**Task brief:**
Using the listing below, extract each line that has the word "full" in it.
== Data shown ==
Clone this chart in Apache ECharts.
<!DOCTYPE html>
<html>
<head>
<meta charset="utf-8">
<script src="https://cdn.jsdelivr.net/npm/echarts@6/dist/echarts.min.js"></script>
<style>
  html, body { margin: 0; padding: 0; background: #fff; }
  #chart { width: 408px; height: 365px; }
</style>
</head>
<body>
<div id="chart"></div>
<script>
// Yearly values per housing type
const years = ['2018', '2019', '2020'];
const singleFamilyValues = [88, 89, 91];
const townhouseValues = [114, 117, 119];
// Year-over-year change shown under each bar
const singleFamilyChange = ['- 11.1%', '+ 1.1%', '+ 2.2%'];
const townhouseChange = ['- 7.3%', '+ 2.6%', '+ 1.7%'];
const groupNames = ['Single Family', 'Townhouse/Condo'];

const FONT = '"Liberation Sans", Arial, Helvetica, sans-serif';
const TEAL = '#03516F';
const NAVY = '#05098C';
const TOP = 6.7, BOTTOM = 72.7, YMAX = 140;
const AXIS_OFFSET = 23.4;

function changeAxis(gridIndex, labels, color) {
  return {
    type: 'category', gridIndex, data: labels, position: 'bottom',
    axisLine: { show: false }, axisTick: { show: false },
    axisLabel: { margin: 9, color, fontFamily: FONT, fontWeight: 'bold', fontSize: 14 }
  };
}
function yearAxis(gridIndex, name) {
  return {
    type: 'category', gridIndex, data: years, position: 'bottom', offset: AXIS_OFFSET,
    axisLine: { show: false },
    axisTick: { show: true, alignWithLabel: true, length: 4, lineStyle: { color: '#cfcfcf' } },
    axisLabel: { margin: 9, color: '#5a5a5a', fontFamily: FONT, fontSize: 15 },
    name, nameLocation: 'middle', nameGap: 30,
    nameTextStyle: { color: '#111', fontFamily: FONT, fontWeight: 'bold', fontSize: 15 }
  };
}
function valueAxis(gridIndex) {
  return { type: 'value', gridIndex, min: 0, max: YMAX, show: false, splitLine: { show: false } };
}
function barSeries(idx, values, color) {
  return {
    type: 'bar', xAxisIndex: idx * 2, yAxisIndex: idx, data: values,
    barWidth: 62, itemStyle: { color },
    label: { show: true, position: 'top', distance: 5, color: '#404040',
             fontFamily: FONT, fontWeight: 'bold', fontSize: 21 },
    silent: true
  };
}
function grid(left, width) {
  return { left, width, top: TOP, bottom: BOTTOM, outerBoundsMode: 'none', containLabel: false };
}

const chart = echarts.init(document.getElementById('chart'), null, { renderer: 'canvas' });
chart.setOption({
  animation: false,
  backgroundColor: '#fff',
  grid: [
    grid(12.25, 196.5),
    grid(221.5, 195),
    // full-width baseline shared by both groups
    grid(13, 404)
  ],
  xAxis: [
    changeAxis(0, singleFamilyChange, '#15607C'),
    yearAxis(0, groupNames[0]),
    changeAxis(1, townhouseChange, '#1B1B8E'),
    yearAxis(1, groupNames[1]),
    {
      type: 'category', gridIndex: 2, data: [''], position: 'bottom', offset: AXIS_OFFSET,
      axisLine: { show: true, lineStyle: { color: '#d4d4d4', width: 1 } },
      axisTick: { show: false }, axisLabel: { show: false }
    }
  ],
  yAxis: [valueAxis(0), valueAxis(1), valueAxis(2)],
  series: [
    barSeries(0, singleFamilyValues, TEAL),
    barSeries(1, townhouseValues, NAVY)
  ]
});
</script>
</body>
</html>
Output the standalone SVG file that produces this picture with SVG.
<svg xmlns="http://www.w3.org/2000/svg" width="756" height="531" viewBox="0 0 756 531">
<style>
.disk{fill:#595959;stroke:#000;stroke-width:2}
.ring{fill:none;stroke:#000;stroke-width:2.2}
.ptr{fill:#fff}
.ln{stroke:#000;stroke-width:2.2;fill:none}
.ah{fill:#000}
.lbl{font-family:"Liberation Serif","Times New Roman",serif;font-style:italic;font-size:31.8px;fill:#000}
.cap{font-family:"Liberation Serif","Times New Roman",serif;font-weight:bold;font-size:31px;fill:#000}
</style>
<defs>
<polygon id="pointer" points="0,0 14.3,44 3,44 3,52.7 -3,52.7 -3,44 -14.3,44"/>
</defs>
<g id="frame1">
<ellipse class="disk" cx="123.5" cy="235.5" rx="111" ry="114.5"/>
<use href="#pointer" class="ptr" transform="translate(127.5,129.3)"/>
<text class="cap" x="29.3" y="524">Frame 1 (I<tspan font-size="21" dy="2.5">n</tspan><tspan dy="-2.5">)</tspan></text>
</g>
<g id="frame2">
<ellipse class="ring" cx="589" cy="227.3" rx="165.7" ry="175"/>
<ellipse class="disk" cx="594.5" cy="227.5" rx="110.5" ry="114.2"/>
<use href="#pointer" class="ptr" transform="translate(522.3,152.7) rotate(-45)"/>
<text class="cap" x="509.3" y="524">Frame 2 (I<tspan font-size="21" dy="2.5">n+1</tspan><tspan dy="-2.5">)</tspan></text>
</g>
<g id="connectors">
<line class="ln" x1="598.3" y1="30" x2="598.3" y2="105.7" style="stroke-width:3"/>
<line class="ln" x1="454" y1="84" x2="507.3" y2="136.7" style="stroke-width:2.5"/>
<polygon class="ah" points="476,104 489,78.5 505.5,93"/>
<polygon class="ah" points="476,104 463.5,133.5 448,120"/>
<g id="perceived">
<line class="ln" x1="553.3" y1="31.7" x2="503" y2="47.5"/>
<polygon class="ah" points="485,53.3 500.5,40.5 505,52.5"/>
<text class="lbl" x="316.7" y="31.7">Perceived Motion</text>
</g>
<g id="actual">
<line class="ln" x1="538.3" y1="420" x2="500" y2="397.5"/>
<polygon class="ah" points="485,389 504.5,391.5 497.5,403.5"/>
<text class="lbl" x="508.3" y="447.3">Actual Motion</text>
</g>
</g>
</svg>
===
== Data shown ==
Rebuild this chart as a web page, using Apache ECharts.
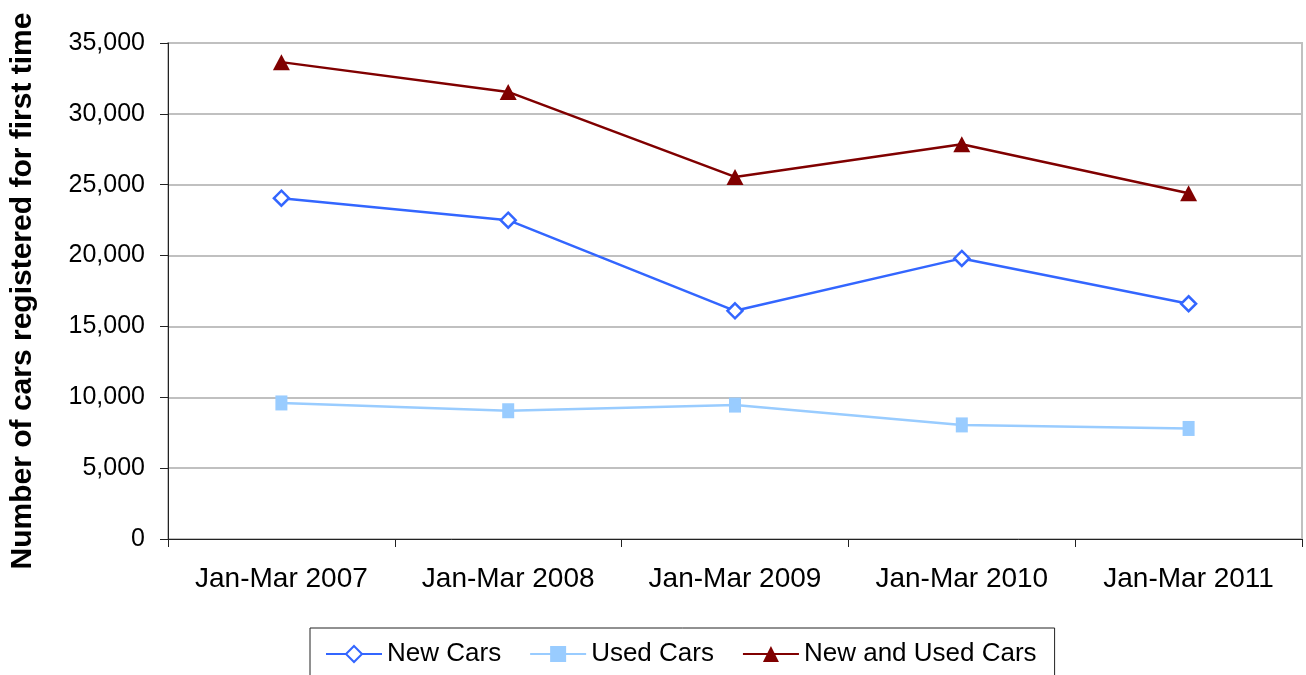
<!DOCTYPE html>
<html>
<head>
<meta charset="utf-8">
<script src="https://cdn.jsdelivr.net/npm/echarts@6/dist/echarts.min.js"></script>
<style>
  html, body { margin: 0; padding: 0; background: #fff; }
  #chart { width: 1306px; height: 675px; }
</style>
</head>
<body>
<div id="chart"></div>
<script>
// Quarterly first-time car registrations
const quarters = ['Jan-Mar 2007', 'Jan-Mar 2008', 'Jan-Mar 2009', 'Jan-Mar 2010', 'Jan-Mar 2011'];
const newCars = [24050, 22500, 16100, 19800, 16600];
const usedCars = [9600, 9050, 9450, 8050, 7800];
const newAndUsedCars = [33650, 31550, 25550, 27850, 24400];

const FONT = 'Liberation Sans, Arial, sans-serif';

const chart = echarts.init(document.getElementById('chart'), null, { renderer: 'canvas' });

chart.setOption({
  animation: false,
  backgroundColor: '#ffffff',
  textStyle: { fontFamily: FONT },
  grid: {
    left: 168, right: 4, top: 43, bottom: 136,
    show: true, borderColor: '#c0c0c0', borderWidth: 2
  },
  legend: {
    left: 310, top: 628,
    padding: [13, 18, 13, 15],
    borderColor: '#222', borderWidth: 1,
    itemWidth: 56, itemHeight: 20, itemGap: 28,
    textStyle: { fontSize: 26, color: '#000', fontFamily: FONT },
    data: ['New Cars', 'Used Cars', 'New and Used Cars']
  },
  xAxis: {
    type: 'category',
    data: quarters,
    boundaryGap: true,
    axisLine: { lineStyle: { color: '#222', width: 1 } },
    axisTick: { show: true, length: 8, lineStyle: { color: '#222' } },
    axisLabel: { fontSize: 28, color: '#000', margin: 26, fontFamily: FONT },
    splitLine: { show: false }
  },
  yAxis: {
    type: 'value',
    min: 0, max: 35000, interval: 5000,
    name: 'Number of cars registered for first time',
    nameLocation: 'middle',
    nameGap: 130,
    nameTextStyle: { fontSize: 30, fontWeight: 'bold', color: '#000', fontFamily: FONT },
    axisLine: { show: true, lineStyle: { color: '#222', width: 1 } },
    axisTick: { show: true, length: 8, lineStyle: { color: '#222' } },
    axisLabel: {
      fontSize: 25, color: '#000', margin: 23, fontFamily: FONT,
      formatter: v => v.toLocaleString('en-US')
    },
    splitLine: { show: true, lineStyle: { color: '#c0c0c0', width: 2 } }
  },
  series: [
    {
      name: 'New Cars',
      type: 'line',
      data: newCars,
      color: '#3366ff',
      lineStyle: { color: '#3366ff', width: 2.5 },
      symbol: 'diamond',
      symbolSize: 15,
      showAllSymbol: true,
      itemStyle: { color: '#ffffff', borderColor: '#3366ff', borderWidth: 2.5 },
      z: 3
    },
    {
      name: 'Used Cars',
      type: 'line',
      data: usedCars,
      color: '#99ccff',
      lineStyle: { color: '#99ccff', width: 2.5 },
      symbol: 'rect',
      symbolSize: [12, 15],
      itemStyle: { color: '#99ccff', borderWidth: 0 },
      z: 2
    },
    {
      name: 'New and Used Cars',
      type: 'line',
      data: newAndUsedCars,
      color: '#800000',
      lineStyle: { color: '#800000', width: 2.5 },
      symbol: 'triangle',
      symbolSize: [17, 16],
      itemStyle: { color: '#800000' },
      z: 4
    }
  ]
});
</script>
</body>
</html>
===
== Data shown ==
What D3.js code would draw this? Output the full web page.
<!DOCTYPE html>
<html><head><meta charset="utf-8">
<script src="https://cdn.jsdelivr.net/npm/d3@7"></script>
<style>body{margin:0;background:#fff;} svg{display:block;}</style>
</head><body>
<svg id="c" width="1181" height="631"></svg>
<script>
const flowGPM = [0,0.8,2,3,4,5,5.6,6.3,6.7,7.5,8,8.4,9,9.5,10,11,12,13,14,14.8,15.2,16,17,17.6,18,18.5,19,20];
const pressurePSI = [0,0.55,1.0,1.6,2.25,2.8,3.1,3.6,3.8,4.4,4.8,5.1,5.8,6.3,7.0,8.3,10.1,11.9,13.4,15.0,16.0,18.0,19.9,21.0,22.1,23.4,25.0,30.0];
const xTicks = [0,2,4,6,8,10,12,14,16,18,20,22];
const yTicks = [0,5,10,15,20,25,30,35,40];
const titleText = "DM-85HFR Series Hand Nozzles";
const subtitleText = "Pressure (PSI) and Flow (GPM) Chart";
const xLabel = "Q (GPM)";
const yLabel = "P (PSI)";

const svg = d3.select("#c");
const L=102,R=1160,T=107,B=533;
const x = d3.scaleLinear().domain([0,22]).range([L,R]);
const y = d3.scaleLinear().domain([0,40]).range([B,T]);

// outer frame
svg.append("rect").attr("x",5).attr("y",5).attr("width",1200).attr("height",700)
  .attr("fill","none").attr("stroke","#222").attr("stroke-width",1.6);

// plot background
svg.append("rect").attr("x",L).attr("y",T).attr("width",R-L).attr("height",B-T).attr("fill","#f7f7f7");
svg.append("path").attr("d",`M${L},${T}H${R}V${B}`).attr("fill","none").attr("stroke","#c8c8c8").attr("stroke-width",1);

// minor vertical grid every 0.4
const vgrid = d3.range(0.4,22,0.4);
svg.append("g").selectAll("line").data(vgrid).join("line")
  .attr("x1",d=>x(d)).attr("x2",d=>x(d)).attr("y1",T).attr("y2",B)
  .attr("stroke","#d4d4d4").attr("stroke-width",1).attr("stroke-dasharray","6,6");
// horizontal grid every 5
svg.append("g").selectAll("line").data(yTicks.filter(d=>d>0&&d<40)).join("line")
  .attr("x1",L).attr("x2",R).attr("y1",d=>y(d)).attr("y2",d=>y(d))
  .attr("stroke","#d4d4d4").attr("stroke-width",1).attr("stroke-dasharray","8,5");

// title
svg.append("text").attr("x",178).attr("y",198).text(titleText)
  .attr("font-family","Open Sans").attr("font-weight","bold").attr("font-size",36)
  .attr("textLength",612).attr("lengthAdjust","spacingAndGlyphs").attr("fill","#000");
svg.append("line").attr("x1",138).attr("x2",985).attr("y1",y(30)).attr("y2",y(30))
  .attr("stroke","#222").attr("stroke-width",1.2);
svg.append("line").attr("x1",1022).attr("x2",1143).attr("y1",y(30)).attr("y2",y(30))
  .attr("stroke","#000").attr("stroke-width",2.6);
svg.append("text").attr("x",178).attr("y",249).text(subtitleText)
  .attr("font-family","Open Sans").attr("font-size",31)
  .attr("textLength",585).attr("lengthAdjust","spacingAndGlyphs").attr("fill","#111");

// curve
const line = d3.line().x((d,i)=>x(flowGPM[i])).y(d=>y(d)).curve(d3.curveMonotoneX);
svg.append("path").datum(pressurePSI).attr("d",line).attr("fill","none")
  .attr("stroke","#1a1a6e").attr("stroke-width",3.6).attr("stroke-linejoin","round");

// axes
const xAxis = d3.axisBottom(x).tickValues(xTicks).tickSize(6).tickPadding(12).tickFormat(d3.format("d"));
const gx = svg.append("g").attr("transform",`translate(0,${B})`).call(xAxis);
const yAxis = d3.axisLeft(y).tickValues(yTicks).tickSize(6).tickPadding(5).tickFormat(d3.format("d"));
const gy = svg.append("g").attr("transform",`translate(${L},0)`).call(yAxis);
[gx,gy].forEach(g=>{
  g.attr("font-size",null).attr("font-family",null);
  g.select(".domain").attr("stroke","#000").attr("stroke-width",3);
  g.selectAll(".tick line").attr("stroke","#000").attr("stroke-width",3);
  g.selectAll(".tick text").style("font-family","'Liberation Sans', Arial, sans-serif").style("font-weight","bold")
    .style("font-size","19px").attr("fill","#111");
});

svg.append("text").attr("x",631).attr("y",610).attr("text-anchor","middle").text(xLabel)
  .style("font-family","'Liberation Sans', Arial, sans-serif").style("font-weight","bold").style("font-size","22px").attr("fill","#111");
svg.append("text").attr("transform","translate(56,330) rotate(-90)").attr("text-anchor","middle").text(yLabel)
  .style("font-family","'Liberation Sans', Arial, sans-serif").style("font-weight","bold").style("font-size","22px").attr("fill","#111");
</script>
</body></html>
===
**Output of the task:**
    // full-width baseline shared by both groups
What D3.js code would draw this? Output the full web page.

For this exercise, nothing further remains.